*Work to do:* Write out the material again word for word, dropping any images it holds.

*Data excerpt:*
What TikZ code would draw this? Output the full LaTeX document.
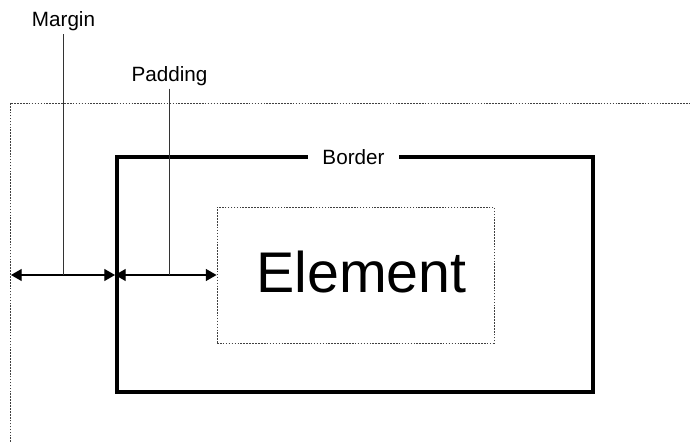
\documentclass[tikz,border=0pt]{standalone}
\usepackage{fontspec}
\setmainfont{Liberation Sans}
\usetikzlibrary{arrows.meta, positioning, calc}
\tikzset{
    boxborder/.style={
        rectangle, draw=black, line width=3pt,
        minimum width=357pt, minimum height=176.25pt,
    },
    boxelement/.style={
        rectangle, draw=black!75, line width=0.7pt,
        dash pattern=on 1.2pt off 1pt,
        minimum width=207.75pt, minimum height=102pt,
        text depth=5.2pt,
        font=\fontsize{43pt}{50pt}\selectfont,
    },
    lbl/.style={
        font=\fontsize{15.5pt}{18pt}\selectfont, inner sep=2.25pt,
    },
    edgeline/.style={draw=black!75, line width=0.7pt, dash pattern=on 1.2pt off 1pt},
    dim/.style={{Triangle[length=8pt,width=9pt]}-{Triangle[length=8pt,width=9pt]}, line width=0.8pt},
    tick/.style={draw=black!80, line width=0.8pt},
}
\begin{document}
\begin{tikzpicture}[x=0.75pt, y=-0.75pt]

    \useasboundingbox (0,0) rectangle (690,442);

    % outer margin edge
    \draw[edgeline] (10,442) |- (690,103);

    \node[boxborder] (border) at (355,275) {};
    \node[boxelement] (element) at (355.5,275) {\hspace*{9pt}Element};
    \node[lbl, fill=white, inner xsep=10.9pt] (borderlbl) at (353.5,157.5) {Border};

    \coordinate (edge) at (11,275);

    \node[lbl] (margin) at (63.5,21.5) {Margin};
    \node[lbl] (padding) at (169.5,75.8) {Padding};

    \draw[dim] (edge) -- (border.west);
    \draw[dim] (border.west) -- (element.west);

    \draw[tick] (margin.south) -- (margin.south |- edge);
    \draw[tick] (padding.south) -- (padding.south |- edge);

\end{tikzpicture}
\end{document}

*Completed exercise:*
What TikZ code would draw this? Output the full LaTeX document.
\documentclass[tikz,border=0pt]{standalone}
\usepackage{fontspec}
\setmainfont{Liberation Sans}
\usetikzlibrary{arrows.meta, positioning, calc}
\tikzset{
    boxborder/.style={
        rectangle, draw=black, line width=3pt,
        minimum width=357pt, minimum height=176.25pt,
    },
    boxelement/.style={
        rectangle, draw=black!75, line width=0.7pt,
        dash pattern=on 1.2pt off 1pt,
        minimum width=207.75pt, minimum height=102pt,
        text depth=5.2pt,
        font=\fontsize{43pt}{50pt}\selectfont,
    },
    lbl/.style={
        font=\fontsize{15.5pt}{18pt}\selectfont, inner sep=2.25pt,
    },
    edgeline/.style={draw=black!75, line width=0.7pt, dash pattern=on 1.2pt off 1pt},
    dim/.style={{Triangle[length=8pt,width=9pt]}-{Triangle[length=8pt,width=9pt]}, line width=0.8pt},
    tick/.style={draw=black!80, line width=0.8pt},
}
\begin{document}
\begin{tikzpicture}[x=0.75pt, y=-0.75pt]

    \useasboundingbox (0,0) rectangle (690,442);

    % outer margin edge
    \draw[edgeline] (10,442) |- (690,103);

    \node[boxborder] (border) at (355,275) {};
    \node[boxelement] (element) at (355.5,275) {\hspace*{9pt}Element};
    \node[lbl, fill=white, inner xsep=10.9pt] (borderlbl) at (353.5,157.5) {Border};

    \coordinate (edge) at (11,275);

    \node[lbl] (margin) at (63.5,21.5) {Margin};
    \node[lbl] (padding) at (169.5,75.8) {Padding};

    \draw[dim] (edge) -- (border.west);
    \draw[dim] (border.west) -- (element.west);

    \draw[tick] (margin.south) -- (margin.south |- edge);
    \draw[tick] (padding.south) -- (padding.south |- edge);

\end{tikzpicture}
\end{document}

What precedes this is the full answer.